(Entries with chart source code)
start

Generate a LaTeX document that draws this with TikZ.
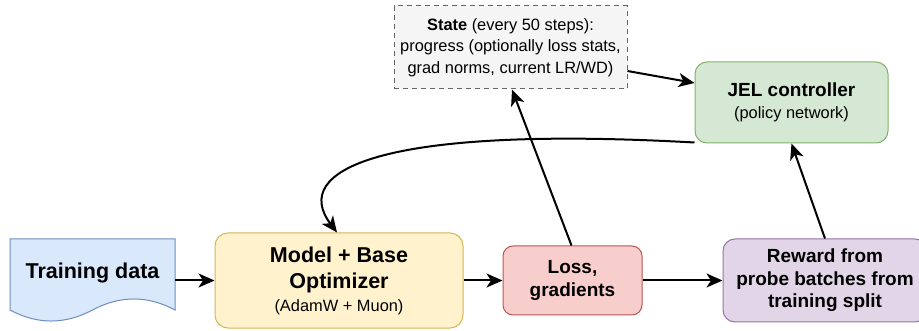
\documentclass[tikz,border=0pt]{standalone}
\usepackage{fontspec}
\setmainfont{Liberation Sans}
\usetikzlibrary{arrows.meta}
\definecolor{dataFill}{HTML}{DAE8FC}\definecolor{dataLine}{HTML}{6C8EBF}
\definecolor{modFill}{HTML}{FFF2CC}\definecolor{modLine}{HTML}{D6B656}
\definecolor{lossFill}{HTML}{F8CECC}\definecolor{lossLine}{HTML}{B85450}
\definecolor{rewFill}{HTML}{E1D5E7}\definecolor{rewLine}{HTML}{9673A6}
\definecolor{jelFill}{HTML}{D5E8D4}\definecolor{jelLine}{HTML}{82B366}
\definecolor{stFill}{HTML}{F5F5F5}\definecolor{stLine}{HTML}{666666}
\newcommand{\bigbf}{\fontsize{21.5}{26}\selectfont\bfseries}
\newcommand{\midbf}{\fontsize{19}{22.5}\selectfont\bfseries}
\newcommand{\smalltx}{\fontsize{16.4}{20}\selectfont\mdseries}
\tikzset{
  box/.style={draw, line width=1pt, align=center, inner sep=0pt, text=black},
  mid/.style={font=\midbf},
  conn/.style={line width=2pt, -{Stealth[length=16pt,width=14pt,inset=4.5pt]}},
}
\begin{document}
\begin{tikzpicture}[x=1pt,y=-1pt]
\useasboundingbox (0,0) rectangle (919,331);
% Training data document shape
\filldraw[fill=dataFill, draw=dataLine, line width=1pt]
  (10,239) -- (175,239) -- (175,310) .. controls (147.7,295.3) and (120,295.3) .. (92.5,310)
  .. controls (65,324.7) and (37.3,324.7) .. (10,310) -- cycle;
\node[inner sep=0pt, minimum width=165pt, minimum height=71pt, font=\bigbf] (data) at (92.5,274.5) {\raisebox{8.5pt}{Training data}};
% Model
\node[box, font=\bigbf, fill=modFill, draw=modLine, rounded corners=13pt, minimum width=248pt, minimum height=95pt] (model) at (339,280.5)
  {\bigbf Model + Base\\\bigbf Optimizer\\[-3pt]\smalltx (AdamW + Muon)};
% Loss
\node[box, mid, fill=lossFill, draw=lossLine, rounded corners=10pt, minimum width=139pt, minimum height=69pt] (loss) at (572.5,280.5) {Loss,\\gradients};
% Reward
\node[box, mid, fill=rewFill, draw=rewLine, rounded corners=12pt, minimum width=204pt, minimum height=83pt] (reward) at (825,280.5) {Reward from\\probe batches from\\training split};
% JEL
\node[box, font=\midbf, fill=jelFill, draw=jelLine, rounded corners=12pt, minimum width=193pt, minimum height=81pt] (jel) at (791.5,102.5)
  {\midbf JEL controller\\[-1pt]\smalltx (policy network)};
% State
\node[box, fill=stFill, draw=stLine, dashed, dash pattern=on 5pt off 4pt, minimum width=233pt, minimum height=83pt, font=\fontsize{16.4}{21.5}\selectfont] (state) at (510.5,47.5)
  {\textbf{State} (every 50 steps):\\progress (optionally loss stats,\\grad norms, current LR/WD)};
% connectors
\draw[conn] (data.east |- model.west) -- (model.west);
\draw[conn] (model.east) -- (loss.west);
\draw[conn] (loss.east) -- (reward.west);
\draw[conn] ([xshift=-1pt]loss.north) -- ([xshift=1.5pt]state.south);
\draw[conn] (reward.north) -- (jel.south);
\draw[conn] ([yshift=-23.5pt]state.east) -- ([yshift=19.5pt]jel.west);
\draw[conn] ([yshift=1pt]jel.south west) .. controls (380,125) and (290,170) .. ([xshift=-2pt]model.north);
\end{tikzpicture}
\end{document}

end
start

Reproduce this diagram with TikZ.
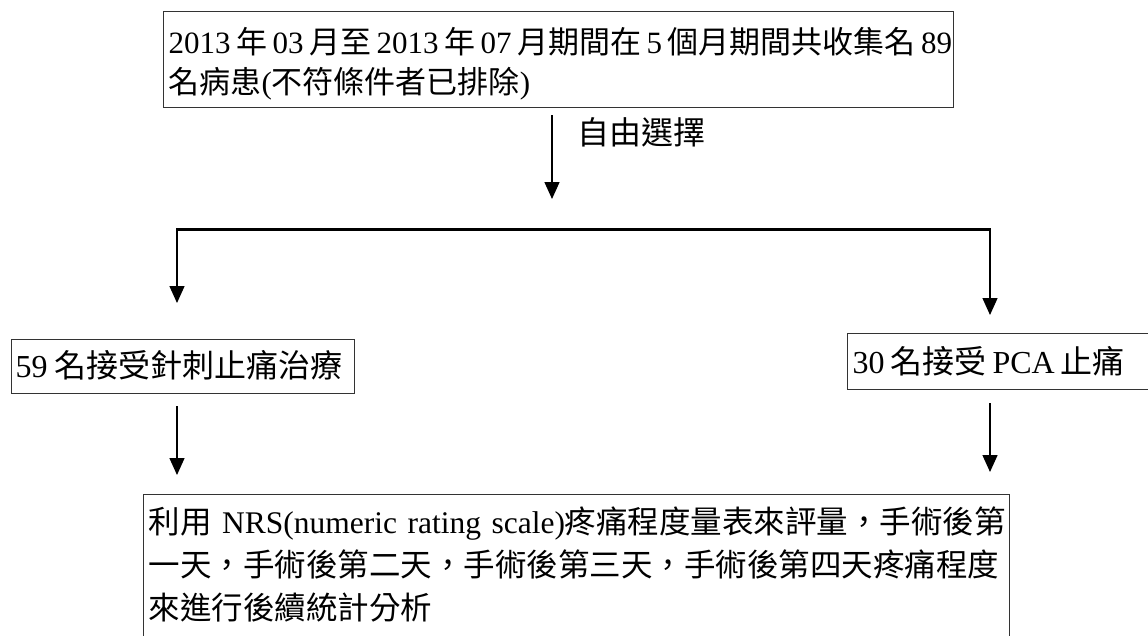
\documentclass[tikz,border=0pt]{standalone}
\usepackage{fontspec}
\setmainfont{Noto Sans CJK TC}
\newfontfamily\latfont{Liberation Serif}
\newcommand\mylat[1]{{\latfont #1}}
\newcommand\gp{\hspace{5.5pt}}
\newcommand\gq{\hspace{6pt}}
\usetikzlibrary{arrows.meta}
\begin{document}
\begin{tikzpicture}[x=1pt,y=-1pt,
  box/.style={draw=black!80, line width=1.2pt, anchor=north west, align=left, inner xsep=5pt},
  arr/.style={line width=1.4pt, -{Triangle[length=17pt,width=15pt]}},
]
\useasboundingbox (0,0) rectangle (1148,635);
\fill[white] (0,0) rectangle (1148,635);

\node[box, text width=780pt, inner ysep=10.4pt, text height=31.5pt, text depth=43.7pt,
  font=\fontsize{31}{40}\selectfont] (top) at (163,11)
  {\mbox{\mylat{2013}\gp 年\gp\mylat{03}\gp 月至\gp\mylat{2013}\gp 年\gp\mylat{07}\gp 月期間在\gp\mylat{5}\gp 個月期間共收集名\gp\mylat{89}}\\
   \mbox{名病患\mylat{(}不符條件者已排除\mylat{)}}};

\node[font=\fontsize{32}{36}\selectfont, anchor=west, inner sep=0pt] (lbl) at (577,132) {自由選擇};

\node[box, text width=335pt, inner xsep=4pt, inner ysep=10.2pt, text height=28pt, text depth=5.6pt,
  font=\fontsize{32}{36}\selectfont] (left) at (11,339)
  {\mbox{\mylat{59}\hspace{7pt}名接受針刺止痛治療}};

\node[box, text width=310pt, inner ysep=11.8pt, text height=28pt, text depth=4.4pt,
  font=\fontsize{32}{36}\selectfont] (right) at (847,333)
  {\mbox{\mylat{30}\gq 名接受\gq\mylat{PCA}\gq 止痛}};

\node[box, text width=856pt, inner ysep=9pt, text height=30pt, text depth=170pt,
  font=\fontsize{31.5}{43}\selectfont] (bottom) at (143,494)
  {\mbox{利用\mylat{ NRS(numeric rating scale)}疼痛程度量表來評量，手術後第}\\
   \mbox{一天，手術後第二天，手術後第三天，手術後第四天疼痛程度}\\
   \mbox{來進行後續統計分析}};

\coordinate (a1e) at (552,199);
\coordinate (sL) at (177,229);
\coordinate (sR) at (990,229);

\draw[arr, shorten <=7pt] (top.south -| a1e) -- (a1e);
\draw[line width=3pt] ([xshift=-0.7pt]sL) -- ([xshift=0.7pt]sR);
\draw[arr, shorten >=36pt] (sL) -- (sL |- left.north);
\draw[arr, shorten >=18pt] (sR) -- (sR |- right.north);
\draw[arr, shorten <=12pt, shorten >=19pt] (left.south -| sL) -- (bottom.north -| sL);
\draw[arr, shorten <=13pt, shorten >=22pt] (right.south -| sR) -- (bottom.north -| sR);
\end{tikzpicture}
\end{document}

end
start

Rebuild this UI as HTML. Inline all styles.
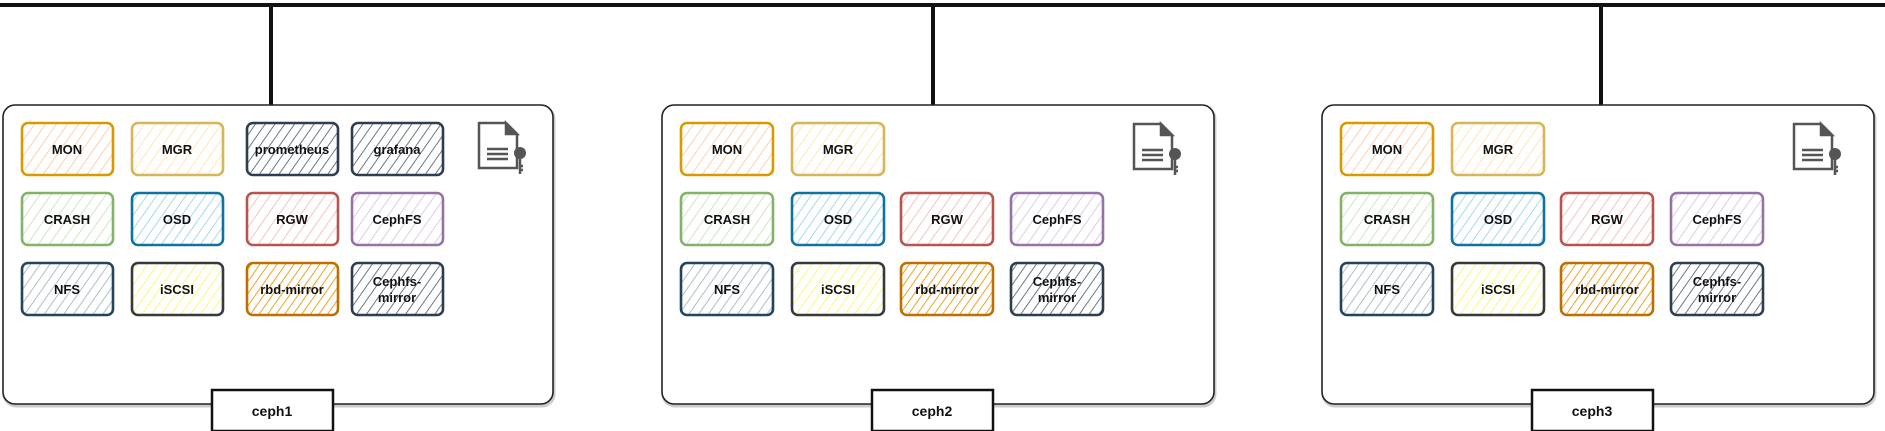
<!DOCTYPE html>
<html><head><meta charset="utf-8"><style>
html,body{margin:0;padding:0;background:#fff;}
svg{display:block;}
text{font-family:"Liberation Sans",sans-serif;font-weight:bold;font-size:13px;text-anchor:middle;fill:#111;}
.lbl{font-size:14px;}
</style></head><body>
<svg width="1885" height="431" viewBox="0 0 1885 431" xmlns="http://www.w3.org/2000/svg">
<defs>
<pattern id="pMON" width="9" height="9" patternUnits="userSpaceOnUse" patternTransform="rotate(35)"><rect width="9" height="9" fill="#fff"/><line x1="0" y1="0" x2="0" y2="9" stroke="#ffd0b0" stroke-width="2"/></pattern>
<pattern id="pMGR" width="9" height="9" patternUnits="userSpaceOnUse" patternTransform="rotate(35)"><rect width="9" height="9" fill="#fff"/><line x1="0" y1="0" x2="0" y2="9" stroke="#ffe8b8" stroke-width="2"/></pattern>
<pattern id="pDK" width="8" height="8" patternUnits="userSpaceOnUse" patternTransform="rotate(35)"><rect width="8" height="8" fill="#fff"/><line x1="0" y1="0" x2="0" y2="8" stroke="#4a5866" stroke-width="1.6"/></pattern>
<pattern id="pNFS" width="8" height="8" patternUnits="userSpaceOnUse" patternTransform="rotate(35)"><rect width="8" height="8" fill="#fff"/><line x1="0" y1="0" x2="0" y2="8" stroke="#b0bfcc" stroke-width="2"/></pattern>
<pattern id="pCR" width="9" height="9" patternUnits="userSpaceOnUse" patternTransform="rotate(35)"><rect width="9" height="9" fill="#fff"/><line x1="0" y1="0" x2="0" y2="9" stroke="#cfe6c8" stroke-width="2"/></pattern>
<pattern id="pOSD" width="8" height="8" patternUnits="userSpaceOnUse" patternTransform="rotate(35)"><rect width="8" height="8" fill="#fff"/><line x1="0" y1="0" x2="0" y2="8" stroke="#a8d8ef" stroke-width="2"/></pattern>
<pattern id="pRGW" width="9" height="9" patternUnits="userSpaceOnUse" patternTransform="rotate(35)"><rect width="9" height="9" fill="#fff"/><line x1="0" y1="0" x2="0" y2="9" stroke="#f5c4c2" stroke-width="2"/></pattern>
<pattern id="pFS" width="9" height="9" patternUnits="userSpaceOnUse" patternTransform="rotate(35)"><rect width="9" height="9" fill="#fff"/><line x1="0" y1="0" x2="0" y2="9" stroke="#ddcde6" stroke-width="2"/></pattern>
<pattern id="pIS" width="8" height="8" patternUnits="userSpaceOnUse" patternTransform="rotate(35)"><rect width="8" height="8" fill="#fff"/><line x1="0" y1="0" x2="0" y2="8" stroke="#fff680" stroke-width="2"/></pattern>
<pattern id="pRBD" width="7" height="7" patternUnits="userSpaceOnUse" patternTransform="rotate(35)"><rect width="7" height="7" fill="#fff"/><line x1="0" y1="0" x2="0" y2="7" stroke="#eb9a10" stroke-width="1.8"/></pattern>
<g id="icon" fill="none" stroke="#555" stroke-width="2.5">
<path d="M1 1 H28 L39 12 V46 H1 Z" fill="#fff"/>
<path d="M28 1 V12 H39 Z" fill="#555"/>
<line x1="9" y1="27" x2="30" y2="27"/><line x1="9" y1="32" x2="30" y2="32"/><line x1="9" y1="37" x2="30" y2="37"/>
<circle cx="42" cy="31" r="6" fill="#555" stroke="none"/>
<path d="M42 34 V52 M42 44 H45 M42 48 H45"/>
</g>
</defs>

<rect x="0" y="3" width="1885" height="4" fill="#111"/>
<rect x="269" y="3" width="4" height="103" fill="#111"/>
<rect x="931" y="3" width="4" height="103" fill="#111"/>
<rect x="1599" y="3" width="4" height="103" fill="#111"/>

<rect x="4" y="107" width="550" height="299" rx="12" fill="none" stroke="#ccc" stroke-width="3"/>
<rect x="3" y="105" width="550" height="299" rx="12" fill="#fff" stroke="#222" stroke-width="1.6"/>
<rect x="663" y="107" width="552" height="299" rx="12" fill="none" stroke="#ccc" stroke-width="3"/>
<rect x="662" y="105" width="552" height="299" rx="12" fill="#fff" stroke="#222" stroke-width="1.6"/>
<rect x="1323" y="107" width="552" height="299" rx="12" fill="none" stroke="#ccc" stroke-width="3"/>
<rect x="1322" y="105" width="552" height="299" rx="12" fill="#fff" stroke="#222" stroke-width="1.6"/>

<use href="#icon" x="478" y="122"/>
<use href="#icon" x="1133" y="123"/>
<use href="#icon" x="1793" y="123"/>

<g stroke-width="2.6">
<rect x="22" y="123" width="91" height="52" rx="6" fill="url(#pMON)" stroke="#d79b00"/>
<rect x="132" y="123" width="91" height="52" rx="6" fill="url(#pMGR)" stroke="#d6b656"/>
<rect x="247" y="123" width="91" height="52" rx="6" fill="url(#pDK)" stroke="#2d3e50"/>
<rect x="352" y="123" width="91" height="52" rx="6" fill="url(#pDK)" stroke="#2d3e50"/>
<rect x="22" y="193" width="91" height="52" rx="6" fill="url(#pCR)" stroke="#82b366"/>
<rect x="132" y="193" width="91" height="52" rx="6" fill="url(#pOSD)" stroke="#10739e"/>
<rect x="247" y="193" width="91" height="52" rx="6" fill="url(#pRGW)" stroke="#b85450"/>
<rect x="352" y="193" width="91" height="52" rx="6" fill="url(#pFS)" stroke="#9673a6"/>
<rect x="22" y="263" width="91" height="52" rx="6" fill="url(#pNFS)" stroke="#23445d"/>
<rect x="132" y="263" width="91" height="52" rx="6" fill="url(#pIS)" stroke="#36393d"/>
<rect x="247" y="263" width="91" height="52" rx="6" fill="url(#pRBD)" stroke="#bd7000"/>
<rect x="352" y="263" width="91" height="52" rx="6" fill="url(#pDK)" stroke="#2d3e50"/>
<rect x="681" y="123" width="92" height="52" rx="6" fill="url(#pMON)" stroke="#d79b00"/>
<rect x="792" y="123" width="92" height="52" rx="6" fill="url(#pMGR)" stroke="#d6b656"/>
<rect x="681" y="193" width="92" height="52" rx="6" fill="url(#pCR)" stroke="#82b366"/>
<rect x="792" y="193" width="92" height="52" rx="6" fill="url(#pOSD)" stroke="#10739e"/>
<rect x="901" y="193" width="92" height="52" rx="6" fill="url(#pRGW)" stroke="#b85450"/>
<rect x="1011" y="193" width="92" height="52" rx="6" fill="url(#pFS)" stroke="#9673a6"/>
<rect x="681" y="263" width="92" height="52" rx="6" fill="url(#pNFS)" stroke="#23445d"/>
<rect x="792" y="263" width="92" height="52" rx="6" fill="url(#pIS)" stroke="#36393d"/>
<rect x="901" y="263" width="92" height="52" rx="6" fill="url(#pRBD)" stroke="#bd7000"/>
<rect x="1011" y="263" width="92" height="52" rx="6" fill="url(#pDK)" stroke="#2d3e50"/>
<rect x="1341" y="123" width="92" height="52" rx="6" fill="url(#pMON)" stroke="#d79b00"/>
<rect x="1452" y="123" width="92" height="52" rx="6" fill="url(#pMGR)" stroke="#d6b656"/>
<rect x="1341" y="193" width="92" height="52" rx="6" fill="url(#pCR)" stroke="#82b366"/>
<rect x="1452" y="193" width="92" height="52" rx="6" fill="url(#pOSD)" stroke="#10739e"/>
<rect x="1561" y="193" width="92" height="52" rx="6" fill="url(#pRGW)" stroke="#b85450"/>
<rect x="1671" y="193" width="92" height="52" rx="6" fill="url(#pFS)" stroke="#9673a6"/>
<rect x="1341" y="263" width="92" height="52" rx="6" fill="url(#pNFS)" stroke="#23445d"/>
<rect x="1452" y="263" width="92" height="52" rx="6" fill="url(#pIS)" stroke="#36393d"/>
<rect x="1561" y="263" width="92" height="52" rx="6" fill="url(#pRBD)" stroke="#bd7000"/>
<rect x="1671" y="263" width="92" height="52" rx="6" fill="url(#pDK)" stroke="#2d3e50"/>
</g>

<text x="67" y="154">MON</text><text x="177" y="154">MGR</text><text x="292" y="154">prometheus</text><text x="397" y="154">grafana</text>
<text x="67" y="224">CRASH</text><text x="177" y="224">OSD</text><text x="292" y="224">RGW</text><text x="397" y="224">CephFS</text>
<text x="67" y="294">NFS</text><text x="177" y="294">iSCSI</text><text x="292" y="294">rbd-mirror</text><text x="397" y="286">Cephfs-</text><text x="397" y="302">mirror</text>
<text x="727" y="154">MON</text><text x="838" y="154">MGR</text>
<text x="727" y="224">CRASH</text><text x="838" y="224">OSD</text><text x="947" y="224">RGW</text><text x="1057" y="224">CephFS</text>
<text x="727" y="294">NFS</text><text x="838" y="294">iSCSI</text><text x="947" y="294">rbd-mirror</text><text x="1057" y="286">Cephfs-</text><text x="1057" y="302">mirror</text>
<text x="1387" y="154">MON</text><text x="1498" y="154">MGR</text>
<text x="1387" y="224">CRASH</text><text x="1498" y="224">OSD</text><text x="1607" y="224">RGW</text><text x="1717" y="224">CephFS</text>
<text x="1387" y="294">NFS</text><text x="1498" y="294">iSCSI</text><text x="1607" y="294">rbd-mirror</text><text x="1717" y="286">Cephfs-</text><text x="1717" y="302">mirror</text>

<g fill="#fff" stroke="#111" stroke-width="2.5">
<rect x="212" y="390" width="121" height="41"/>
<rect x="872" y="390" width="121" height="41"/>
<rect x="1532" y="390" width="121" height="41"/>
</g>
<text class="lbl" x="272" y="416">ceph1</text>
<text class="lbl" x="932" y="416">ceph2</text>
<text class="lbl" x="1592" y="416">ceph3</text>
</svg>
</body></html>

end

GIVEN TASK — Among the lines of the data, identify those with the word "this". Copy each of them.

SOLUTION —
Generate a LaTeX document that draws this with TikZ.
Reproduce this diagram with TikZ.
Rebuild this UI as HTML. Inline all styles.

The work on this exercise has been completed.